In fact, the bushing cap in that thermogram appears the warmest (bright yellow in the thermogram), because heat conducts better through the metal can at the top of the bushing, as compared to the thicker porcelain insulator below. An underlying problem of the thermogram was the temperature span set by the camera operator. The span was too wide for the temperature range across the bushing. A narrower temperature span would have shown the oil level to be near the top of the metal can.

The root cause of the failure in this bushing was moisture ingress through a chipped oil-level sight glass. This is similar to a failure where a finite amount of oil has leaked out, only to be replaced by moist air. However, in this case, the chip in the sight glass was above the normal oil level, so the oil could not leak out. Nevertheless, the chip created an opening where moisture could get into the bushing. The moisture found its way to the bottom of the bushing as free water and compromised the insulation, causing a flashover and bushing failure. It was concluded this type of failure could not be detected by normal visual or infrared (IR) inspections. Furthermore, a power-factor test and hot-collar test were performed just three months prior to the failure and no problems were found.
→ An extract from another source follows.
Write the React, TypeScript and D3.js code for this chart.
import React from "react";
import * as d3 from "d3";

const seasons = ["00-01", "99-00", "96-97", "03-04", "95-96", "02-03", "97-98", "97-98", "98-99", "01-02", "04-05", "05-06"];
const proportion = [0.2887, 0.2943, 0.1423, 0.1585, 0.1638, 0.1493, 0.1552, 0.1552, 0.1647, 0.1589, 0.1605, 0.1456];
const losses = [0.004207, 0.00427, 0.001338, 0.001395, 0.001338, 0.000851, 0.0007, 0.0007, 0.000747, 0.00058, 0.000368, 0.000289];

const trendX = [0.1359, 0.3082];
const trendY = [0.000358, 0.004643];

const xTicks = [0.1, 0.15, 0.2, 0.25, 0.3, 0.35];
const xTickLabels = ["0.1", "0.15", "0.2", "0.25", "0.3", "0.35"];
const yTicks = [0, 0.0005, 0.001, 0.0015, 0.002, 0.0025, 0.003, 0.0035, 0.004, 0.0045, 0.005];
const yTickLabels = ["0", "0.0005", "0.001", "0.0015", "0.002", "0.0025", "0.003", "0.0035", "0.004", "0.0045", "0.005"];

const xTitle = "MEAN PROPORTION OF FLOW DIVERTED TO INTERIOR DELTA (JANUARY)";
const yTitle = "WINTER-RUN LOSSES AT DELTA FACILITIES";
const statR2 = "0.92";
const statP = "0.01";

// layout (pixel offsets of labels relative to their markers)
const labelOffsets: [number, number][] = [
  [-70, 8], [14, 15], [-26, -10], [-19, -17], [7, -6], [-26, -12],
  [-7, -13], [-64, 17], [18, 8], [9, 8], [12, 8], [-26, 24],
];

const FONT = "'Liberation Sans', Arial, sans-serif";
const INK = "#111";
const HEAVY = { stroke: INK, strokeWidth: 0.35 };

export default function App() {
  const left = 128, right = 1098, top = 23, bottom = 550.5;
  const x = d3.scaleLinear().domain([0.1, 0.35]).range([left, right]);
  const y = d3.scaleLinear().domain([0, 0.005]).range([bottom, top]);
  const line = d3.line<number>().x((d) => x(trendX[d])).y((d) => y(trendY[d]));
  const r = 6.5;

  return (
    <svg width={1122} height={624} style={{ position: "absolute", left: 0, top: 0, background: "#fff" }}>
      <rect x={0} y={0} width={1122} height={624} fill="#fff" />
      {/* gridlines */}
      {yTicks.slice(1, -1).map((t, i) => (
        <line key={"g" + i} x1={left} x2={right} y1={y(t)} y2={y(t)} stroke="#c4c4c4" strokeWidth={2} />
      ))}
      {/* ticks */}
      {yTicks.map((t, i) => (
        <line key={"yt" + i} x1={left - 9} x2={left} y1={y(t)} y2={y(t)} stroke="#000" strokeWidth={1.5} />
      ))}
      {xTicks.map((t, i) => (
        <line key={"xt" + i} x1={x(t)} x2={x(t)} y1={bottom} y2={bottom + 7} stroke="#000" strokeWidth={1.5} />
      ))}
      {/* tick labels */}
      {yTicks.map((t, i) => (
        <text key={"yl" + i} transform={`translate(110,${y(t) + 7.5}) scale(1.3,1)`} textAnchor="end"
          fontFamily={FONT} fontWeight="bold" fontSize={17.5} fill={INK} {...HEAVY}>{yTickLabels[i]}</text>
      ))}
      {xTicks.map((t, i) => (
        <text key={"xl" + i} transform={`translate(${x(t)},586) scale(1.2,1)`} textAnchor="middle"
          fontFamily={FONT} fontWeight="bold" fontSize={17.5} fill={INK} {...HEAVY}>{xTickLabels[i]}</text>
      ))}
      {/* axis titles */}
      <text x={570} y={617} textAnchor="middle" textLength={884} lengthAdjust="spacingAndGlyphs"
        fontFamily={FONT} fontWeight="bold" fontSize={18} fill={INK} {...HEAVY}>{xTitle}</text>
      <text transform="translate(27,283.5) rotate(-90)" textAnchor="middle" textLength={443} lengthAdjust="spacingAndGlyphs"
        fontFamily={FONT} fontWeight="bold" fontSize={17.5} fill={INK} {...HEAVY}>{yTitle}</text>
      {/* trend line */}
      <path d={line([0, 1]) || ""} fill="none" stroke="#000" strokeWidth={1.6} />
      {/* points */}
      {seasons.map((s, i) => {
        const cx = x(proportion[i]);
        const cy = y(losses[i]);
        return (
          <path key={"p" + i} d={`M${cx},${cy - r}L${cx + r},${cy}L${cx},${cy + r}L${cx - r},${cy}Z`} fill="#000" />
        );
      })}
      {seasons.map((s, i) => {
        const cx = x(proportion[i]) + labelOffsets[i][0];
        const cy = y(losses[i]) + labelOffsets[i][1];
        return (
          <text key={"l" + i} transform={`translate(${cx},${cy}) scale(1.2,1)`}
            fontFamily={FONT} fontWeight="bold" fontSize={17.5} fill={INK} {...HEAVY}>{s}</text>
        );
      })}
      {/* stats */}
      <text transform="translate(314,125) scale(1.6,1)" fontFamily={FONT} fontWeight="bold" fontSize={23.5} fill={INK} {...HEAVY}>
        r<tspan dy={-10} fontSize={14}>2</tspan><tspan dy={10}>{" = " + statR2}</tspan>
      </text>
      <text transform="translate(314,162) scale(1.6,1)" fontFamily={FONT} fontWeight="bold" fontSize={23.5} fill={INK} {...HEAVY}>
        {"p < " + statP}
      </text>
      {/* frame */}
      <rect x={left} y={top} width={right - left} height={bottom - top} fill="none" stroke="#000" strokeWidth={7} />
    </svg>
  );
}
Many oil-leakage problems, however, can be detected when IR scans are performed by qualified thermographers. Upon returning the transformer bank to service, an IR scan indicated one of the bushings on the spare transformer looked strange. Instead of the oil being just a little low, the observer noticed the 161-kV bushing's oil level was extremely low. The oil level was just above the ground flange. This was verified with two different IR cameras. The transformer was taken out of service and the bushing replaced.

In this incident, there was a lack of understanding of the initial IR image, which delayed repair of the transformer. Verification was required with another IR camera before the transformer was removed from service.